Wrong! The jogging is fine, because it brings him into contact with Tiffany, who runs after him with ‘perfect girlfriend’ written all over her. But Pat’s laborious self-improvement is a road to nowhere. Tough truths are ejected from his mental landscape when he hurls Hemingway’s A Farewell to Arms – top of that marriage-saving reading list – through a window in disgust with an author prepared to snatch happiness away from his long-suffering protagonists. As the camera lingers on the fallen book lying in the dirt, we know that the film is saying a farewell to sombre plot twists too.
So where will the silver lining come from? Official forms of therapy are as pointless as muscular prose: unlike the life-changing counsellor who usually shows up in mental-health storylines to help the hero beat his demons (see Robin Williams in Good Will Hunting), Pat’s shrink is the ineffectual Dr Cliff Patel (Anupam Kher), who urges him vaguely to “get a strategy” but only really has an impact when Pat meets him, off duty and besieged by racists, at an Eagles game.
The ensuing brawl becomes the turning point which ushers in the third act and its inescapably triumphant momentum – not because it takes place in the rarefied arena of sporting endeavour, but because it brings home the messiness and madness that Pat and Tiffany cannot and must not escape. Pat has gone to the match to satisfy his father’s crazy superstition and enable him to win the enormous and illegal bet he’s hoping will save him from penury. When this plan goes wrong, it’s not because it’s insane: it’s simply not insane enough, as Tiffany manages to prove in a hilariously cathartic showdown.
Like Little Miss Sunshine (2006) without the disturbingly sexualised children, the plot now turns on a ludicrous quest to take part in a pointless competition, in this case a fancy ballroom dance-off. Tiffany, for no reason other than a vaguely hinted therapeutic payoff, has her heart set on taking part, and Pat agrees to partner her in return for her help in contacting his ex-wife.
Now from the standard playbook, we know that such dancing contests represent a shot at self-improvement for low-status characters like Saturday Night Fever’s Tony Manero, or else they promise sexual initiation to uptight virgins like Baby Houseman in Dirty Dancing. All that grunt and effort, we’re sure, will yield magic and beauty in a condensed, supercharged version of the great American myth.
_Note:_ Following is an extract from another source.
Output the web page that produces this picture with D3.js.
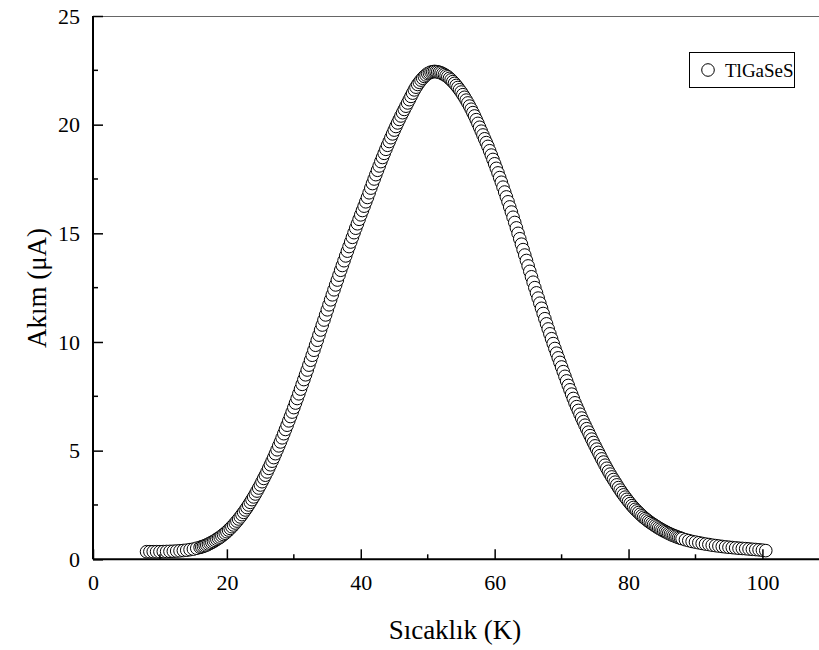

Sure, except that former teacher Pat’s status has been on an inexorable downward slide ever since his violent outburst, and Tiffany, far from being a doe-eyed innocent, is “that crazy slut with the dead husband”. Will dancing cure them? No! But it will be fun.
That you still care about and root for this idiotic couple all the way to their hopelessly hokey final embrace is a tribute to the sheer warmth of the characters Russell has sent spinning through their choreographed romcom routine. And it’s also, perhaps, a tribute to our willingness to surrender to the foundational if delusional premise of romantic comedy, that one essential generic element which Russell can’t subvert, whatever liberties he takes with the rest: a happy ending before the credits roll.